Le Maroc s’apprête à réécrire une page importante de son histoire sociale. La révision de la Moudawana, ce code de la famille qui encadre les relations familiales dans le royaume, ravive les passions et cristallise les tensions entre traditionalistes et progressistes. Pour comprendre l’enjeu de cette réforme attendue, il faut remonter aux origines d’un texte qui a profondément marqué la société marocaine.
En 1958, dans un Maroc fraîchement indépendant, la première version de la Moudawana ancrait la famille dans une vision résolument patriarcale, inspirée du droit musulman malékite. Il faudra attendre 2004 pour voir souffler un vent de changement. Sous l’impulsion de Lalla Salma, porté par les revendications des mouvements féministes, le texte connaît alors une première modernisation significative. L’âge du mariage est relevé à 18 ans, la polygamie est strictement encadrée, les femmes obtiennent de nouveaux droits en matière de divorce et de garde d’enfants. Une petite révolution qui, pourtant, laissait encore de nombreuses questions en suspens.
Quand tradition et modernité s’entrechoquent. Vingt ans plus tard, la société marocaine a changé. Dans les rues de Casablanca ou de Rabat, les jeunes femmes aspirent à plus d’égalité. L’héritage reste le point le plus sensible : pourquoi, en 2024, une fille devrait-elle hériter de la moitié de la part de son frère ? La question de la filiation hors mariage, véritable tabou social, ne peut plus être éludée. Les violences familiales, la précarité des mères célibataires, la complexité des procédures de divorce : autant de sujets qui appellent des réponses juridiques adaptées.
Le regard tourné vers Tunis
À quelques centaines de kilomètres à l’est, l’expérience tunisienne fait figure de laboratoire. Dès 1956, la Tunisie prenait les devants en adoptant un Code du Statut Personnel révolutionnaire pour l’époque, abolissant la polygamie et instaurant l’égalité devant le divorce. Plus récemment, le pays s’est attaqué au dernier bastion des inégalités : l’héritage. Si la proposition d’égalité successorale portée en 2018 par le président Béji Caïd Essebsi n’a pas abouti, elle a eu le mérite d’ouvrir un débat jusqu’alors tabou dans le monde arabe.
Le gouvernement marocain s’est lancé dans une vaste consultation nationale : associations féministes, oulémas, partis politiques : chacun y va de sa contribution. L’exercice est délicat. Comment moderniser le droit familial tout en respectant les sensibilités religieuses ? Comment faire évoluer les mentalités sans brusquer une société attachée à ses valeurs traditionnelles ?
Un exercice d’équilibriste
Le projet de réforme du Code de la famille a enfin été présenté le 24 décembre 2024, et il introduit des changements significatifs même si une fois de plus les avancées ne vont pas jusqu’au bout.
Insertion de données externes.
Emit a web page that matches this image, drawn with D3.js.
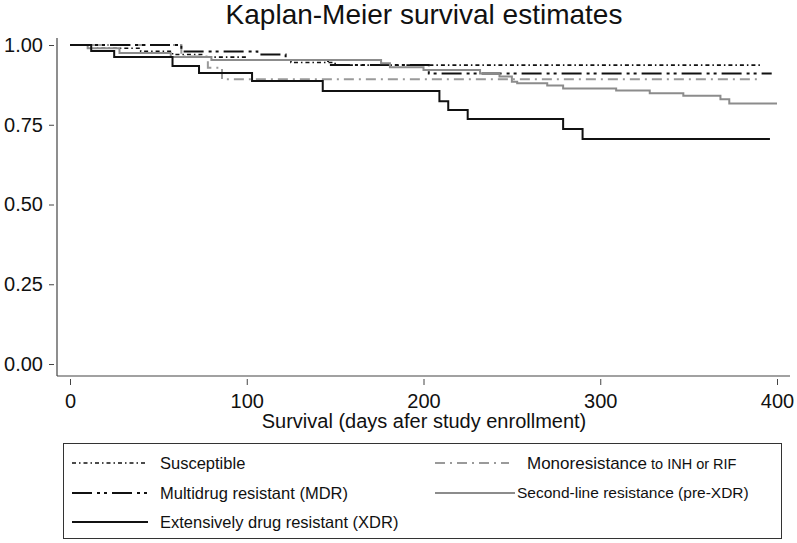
<!DOCTYPE html>
<html>
<head>
<meta charset="utf-8">
<script src="https://cdn.jsdelivr.net/npm/d3@7"></script>
<style>
  html, body { margin: 0; padding: 0; background: #fff; }
  svg { display: block; font-family: "Liberation Sans", Arial, sans-serif; }
</style>
</head>
<body>
<svg id="chart" width="797" height="543"></svg>
<script>
// ── Data ────────────────────────────────────────────────────────────────────
const xTicks = [0, 100, 200, 300, 400];
const yTicks = [0, 0.25, 0.5, 0.75, 1];

// step points: time (days) and survival estimate after the step
const susceptibleT = [0, 15, 40, 58, 75, 100, 125, 150, 392];
const susceptibleS = [1, 0.99, 0.98, 0.97, 0.962, 0.953, 0.945, 0.937, 0.937];

const monoT = [0, 63, 78, 86, 390];
const monoS = [1, 0.964, 0.929, 0.893, 0.893];

const mdrT = [0, 63, 106, 122, 146, 203, 397];
const mdrS = [1, 0.98, 0.97, 0.953, 0.937, 0.911, 0.911];

const preXdrT = [0, 10, 28, 57, 80, 176, 181, 200, 232, 243, 250, 253, 270, 279, 309, 328, 347, 368, 373, 400];
const preXdrS = [1, 0.99, 0.975, 0.962, 0.953, 0.943, 0.93, 0.922, 0.911, 0.901, 0.885, 0.88, 0.873, 0.864, 0.857, 0.849, 0.841, 0.83, 0.817, 0.817];

const xdrT = [0, 12, 25, 58, 73, 103, 143, 209, 214, 225, 279, 290, 396];
const xdrS = [1, 0.981, 0.962, 0.934, 0.912, 0.887, 0.856, 0.824, 0.796, 0.768, 0.737, 0.705, 0.705];

// ── Series styling (draw order = legend order) ──────────────────────────────
const series = [
  { name: 'Susceptible', t: susceptibleT, s: susceptibleS, color: '#111', width: 1.6, dash: '4,3,1.5,3' },
  { name: 'Monoresistance', t: monoT, s: monoS, color: '#9a9a9a', width: 2, dash: '10,5,2,5' },
  { name: 'Multidrug resistant (MDR)', t: mdrT, s: mdrS, color: '#111', width: 2, dash: '20,5,3,4,3,5' },
  { name: 'Second-line resistance (pre-XDR)', t: preXdrT, s: preXdrS, color: '#8c8c8c', width: 2, dash: null },
  { name: 'Extensively drug resistant (XDR)', t: xdrT, s: xdrS, color: '#111', width: 2, dash: null },
];

// ── Scales ──────────────────────────────────────────────────────────────────
const svg = d3.select('#chart');
const x = d3.scaleLinear().domain([0, 400]).range([70, 777]);
const y = d3.scaleLinear().domain([0, 1]).range([364, 45]);

const AXIS_X = 57;     // y-axis line position
const AXIS_Y = 376;    // x-axis line position
const FONT = '"Liberation Sans", Arial, sans-serif';

// title
svg.append('text')
  .attr('x', 424).attr('y', 24)
  .attr('text-anchor', 'middle')
  .attr('font-size', 28).attr('fill', '#111')
  .text('Kaplan-Meier survival estimates');

// ── Axes ────────────────────────────────────────────────────────────────────
const yAxis = d3.axisLeft(y).tickValues(yTicks).tickFormat(d3.format('.2f')).tickSize(5).tickPadding(6);
const yG = svg.append('g').attr('transform', `translate(${AXIS_X - 3},0)`).call(yAxis);
yG.select('.domain').remove();
yG.selectAll('line').attr('stroke', '#444');
yG.selectAll('text').attr('font-size', 20).attr('fill', '#111').attr('font-family', FONT);

const xAxis = d3.axisBottom(x).tickValues(xTicks).tickFormat(d3.format('d')).tickSize(6).tickPadding(9);
const xG = svg.append('g').attr('transform', `translate(0,${AXIS_Y + 3})`).call(xAxis);
xG.select('.domain').remove();
xG.selectAll('line').attr('stroke', '#444');
xG.selectAll('text').attr('font-size', 20).attr('fill', '#111').attr('font-family', FONT);

svg.append('line')
  .attr('x1', AXIS_X).attr('x2', AXIS_X).attr('y1', 38).attr('y2', AXIS_Y)
  .attr('stroke', '#444').attr('stroke-width', 1.2);
svg.append('line')
  .attr('x1', AXIS_X).attr('x2', 790).attr('y1', AXIS_Y).attr('y2', AXIS_Y)
  .attr('stroke', '#444').attr('stroke-width', 1.2);

svg.append('text')
  .attr('x', 424).attr('y', 428)
  .attr('text-anchor', 'middle')
  .attr('font-size', 20).attr('fill', '#111')
  .text('Survival (days afer study enrollment)');

// ── Survival curves ─────────────────────────────────────────────────────────
const line = d3.line()
  .x(d => x(d[0]))
  .y(d => y(d[1]))
  .curve(d3.curveStepAfter);

svg.append('g').selectAll('path')
  .data(series)
  .join('path')
  .attr('d', d => line(d.t.map((t, i) => [t, d.s[i]])))
  .attr('fill', 'none')
  .attr('stroke', d => d.color)
  .attr('stroke-width', d => d.width)
  .attr('stroke-dasharray', d => d.dash);

// ── Legend ──────────────────────────────────────────────────────────────────
const legend = svg.append('g');
legend.append('rect')
  .attr('x', 63.5).attr('y', 443.5).attr('width', 718).attr('height', 95)
  .attr('fill', 'none').attr('stroke', '#333').attr('stroke-width', 1);

const legendItems = [
  { s: series[0], x1: 72, x2: 148, ty: 463, tx: 160, size: 16.5 },
  { s: series[2], x1: 72, x2: 148, ty: 493, tx: 160, size: 16.5 },
  { s: series[4], x1: 72, x2: 148, ty: 522, tx: 160, size: 16.5 },
  { s: series[1], x1: 435, x2: 509, ty: 463, tx: 527, size: 17 },
  { s: series[3], x1: 435, x2: 515, ty: 493, tx: 517, size: 15.5 },
];

legendItems.forEach(it => {
  legend.append('line')
    .attr('x1', it.x1).attr('x2', it.x2).attr('y1', it.ty).attr('y2', it.ty)
    .attr('stroke', it.s.color).attr('stroke-width', it.s.width)
    .attr('stroke-dasharray', it.s.dash);
  const t = legend.append('text')
    .attr('x', it.tx).attr('y', it.ty).attr('dy', '0.35em')
    .attr('font-size', it.size).attr('fill', '#111')
    .text(it.s.name);
  if (it.s.name === 'Monoresistance') {
    t.append('tspan').attr('font-size', 14.5).text(' to INH or RIF');
  }
});
</script>
</body>
</html>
- Égalité en matière d’héritage : le texte propose d’accorder aux femmes le droit d’hériter de la même manière que les hommes dans certains cas spécifiques, notamment lorsque le défunt ne laisse ni ascendants ni descendants. Cependant l’égalité totale n’est pas encore atteinte. Dans la majorité des cas lorsqu’il y a un héritier, la règle de la double part pour l’homme est maintenue, en conformité avec l’interprétation traditionnelle de l’Islam.
- Reconnaissance timide de la filiation hors mariage : le projet de loi prévoit la reconnaissance de la filiation paternelle pour les enfants nés hors mariage, mais sous certaines conditions, notamment la reconnaissance volontaire du père. La stigmatisation sociale des mères célibataires et de leurs enfants reste donc un obstacle majeur à la pleine reconnaissance de leurs droits.
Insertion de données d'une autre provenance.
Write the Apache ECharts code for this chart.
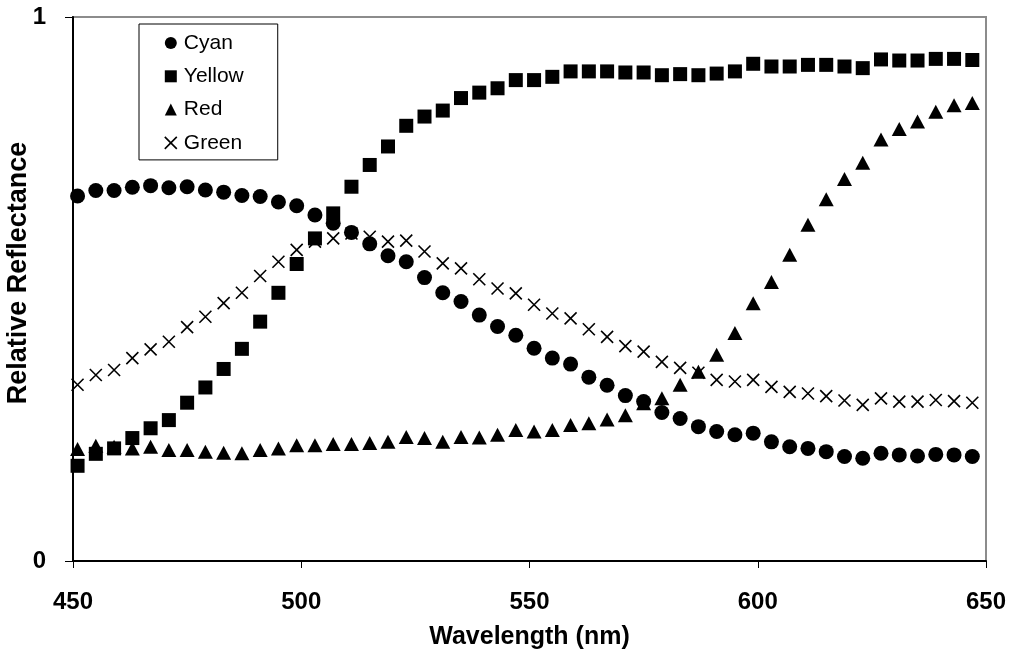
<!DOCTYPE html>
<html>
<head>
<meta charset="utf-8">
<title>Relative Reflectance</title>
<script src="https://cdn.jsdelivr.net/npm/echarts@6/dist/echarts.min.js"></script>
<style>
  html, body { margin: 0; padding: 0; background: #fff; }
  #chart { width: 1012px; height: 654px; }
</style>
</head>
<body>
<div id="chart"></div>
<script>
// Wavelengths (nm) of each measurement
const wavelengths = [451, 455, 459, 463, 467, 471, 475, 479, 483, 487,
                     491, 495, 499, 503, 507, 511, 515, 519, 523, 527,
                     531, 535, 539, 543, 547, 551, 555, 559, 563, 567,
                     571, 575, 579, 583, 587, 591, 595, 599, 603, 607,
                     611, 615, 619, 623, 627, 631, 635, 639, 643, 647];

// Relative reflectance of each ink
const cyan = [0.671, 0.681, 0.681, 0.687, 0.690, 0.686, 0.688, 0.682, 0.678, 0.672,
              0.670, 0.660, 0.653, 0.636, 0.621, 0.604, 0.583, 0.561, 0.550, 0.521,
              0.493, 0.477, 0.452, 0.431, 0.415, 0.391, 0.373, 0.362, 0.338, 0.323,
              0.304, 0.293, 0.273, 0.262, 0.247, 0.238, 0.232, 0.235, 0.219, 0.210,
              0.207, 0.201, 0.192, 0.189, 0.198, 0.195, 0.193, 0.196, 0.195, 0.192];
const yellow = [0.175, 0.197, 0.207, 0.226, 0.244, 0.259, 0.291, 0.319, 0.353, 0.390,
                0.440, 0.493, 0.546, 0.593, 0.639, 0.688, 0.728, 0.762, 0.800, 0.817,
                0.828, 0.851, 0.861, 0.869, 0.884, 0.884, 0.890, 0.900, 0.900, 0.900,
                0.898, 0.898, 0.893, 0.895, 0.893, 0.896, 0.900, 0.914, 0.909, 0.909,
                0.912, 0.912, 0.909, 0.906, 0.922, 0.920, 0.920, 0.923, 0.923, 0.921];
const red = [0.206, 0.212, 0.210, 0.207, 0.210, 0.204, 0.204, 0.201, 0.199, 0.198,
             0.204, 0.207, 0.213, 0.213, 0.215, 0.215, 0.217, 0.219, 0.228, 0.226,
             0.219, 0.228, 0.227, 0.232, 0.241, 0.238, 0.241, 0.250, 0.253, 0.260,
             0.268, 0.290, 0.299, 0.324, 0.348, 0.379, 0.419, 0.474, 0.513, 0.563,
             0.618, 0.665, 0.702, 0.732, 0.775, 0.794, 0.808, 0.826, 0.838, 0.842];
const green = [0.324, 0.342, 0.351, 0.373, 0.389, 0.403, 0.430, 0.449, 0.474, 0.493,
               0.524, 0.550, 0.572, 0.587, 0.593, 0.602, 0.596, 0.587, 0.589, 0.569,
               0.547, 0.538, 0.518, 0.501, 0.492, 0.471, 0.455, 0.446, 0.426, 0.412,
               0.395, 0.385, 0.366, 0.355, 0.346, 0.333, 0.330, 0.333, 0.320, 0.311,
               0.308, 0.303, 0.295, 0.287, 0.299, 0.293, 0.293, 0.296, 0.294, 0.291];

const seriesNames = ['Cyan', 'Yellow', 'Red', 'Green'];
const xTicks = { min: 450, max: 650, step: 50 };
const yTicks = { min: 0, max: 1, step: 1 };
const xTitle = 'Wavelength (nm)';
const yTitle = 'Relative Reflectance';

const FONT = 'Arial, "Liberation Sans", sans-serif';
const CROSS = 'path://M0,0L10,10M10,0L0,10';
const CROSS_STYLE = { color: 'rgba(0,0,0,0)', borderColor: '#000', borderWidth: 1.6, opacity: 1 };

function pairs(values) {
  return values.map((v, i) => [wavelengths[i], v]);
}

const chart = echarts.init(document.getElementById('chart'), null, { renderer: 'canvas' });

const markerStyles = [
  { symbol: 'circle', symbolSize: 15, itemStyle: { color: '#000', opacity: 1 } },
  { symbol: 'rect', symbolSize: 14, itemStyle: { color: '#000', opacity: 1 } },
  { symbol: 'triangle', symbolSize: [15, 14], itemStyle: { color: '#000', opacity: 1 } },
  { symbol: CROSS, symbolSize: 12, itemStyle: CROSS_STYLE }
];
const seriesData = [cyan, yellow, red, green];

chart.setOption({
  backgroundColor: '#fff',
  animation: false,
  grid: {
    left: 73, right: 26, top: 17, bottom: 93,
    containLabel: false,
    outerBoundsMode: 'none',
    show: true, borderColor: '#8c8c8c', borderWidth: 2, backgroundColor: '#fff'
  },
  legend: {
    orient: 'vertical',
    left: 139, top: 24,
    padding: [8, 34, 6, 25],
    itemGap: 11.3,
    itemWidth: 12, itemHeight: 12,
    backgroundColor: '#fff',
    borderColor: '#000', borderWidth: 1,
    textStyle: { fontFamily: FONT, fontSize: 21, color: '#000', lineHeight: 22, padding: [0, 0, 0, 2] },
    data: [
      { name: 'Cyan', icon: 'circle', itemStyle: { color: '#000', opacity: 1 } },
      { name: 'Yellow', icon: 'rect', itemStyle: { color: '#000', opacity: 1 } },
      { name: 'Red', icon: 'triangle', itemStyle: { color: '#000', opacity: 1 } },
      { name: 'Green', icon: CROSS, itemStyle: CROSS_STYLE }
    ]
  },
  // vertical axis title, set beside the plot
  graphic: [{
    type: 'text',
    x: 19, y: 273,
    rotation: Math.PI / 2,
    style: {
      text: yTitle,
      font: 'bold 27px ' + FONT,
      fill: '#000',
      align: 'center',
      verticalAlign: 'middle'
    }
  }],
  xAxis: {
    type: 'value',
    min: xTicks.min, max: xTicks.max, interval: xTicks.step,
    name: xTitle,
    nameLocation: 'middle',
    nameGap: 64,
    nameMoveOverlap: false,
    nameTextStyle: { fontFamily: FONT, fontSize: 25, fontWeight: 'bold', color: '#000' },
    axisLine: { show: true, onZero: false, lineStyle: { color: '#000', width: 2 } },
    axisTick: { show: true, inside: false, length: 7, lineStyle: { color: '#000', width: 1 } },
    axisLabel: { margin: 29, fontFamily: FONT, fontSize: 24, fontWeight: 'bold', color: '#000' },
    splitLine: { show: false }
  },
  yAxis: {
    type: 'value',
    min: yTicks.min, max: yTicks.max, interval: yTicks.step,
    axisLine: { show: true, onZero: false, lineStyle: { color: '#000', width: 2 } },
    axisTick: { show: true, inside: false, length: 8, lineStyle: { color: '#000', width: 1 } },
    axisLabel: { margin: 27, fontFamily: FONT, fontSize: 24, fontWeight: 'bold', color: '#000' },
    splitLine: { show: false }
  },
  series: seriesNames.map((name, k) => Object.assign({
    name: name,
    type: 'scatter',
    data: pairs(seriesData[k]),
    z: 2 + k
  }, markerStyles[k]))
});
</script>
</body>
</html>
- Protection des enfants : le texte prévoit des sanctions plus sévères contre les auteurs de violences à l’égard des enfants, et renforce les mécanismes de protection de l’enfance. L’introduction de la notion d' »intérêt supérieur de l’enfant » dans les décisions de justice relatives à la garde et à la tutelle est une avancée notable.
Une multitude de petites avancées
La nouvelle Moudawana met l’accent sur la simplification des procédures, notamment pour le divorce par consentement mutuel qui, dans certains cas, ne nécessitera plus de passage devant le juge. L’ère du numérique s’invite également dans le Code de la famille avec la possibilité d’effectuer certaines démarches administratives en ligne, comme la demande d’acte de mariage.
Par ailleurs, le texte maintient le cap sur des acquis importants : la polygamie reste fortement encadrée, le mariage des mineurs est strictement interdit et si la tutelle paternelle est maintenue, les droits de la mère en cas de divorce sont renforcés.
Ainsi, cette nouvelle réforme du Code de la famille au Maroc est une avancée importante, même si elle ne satisfait pas toutes les attentes.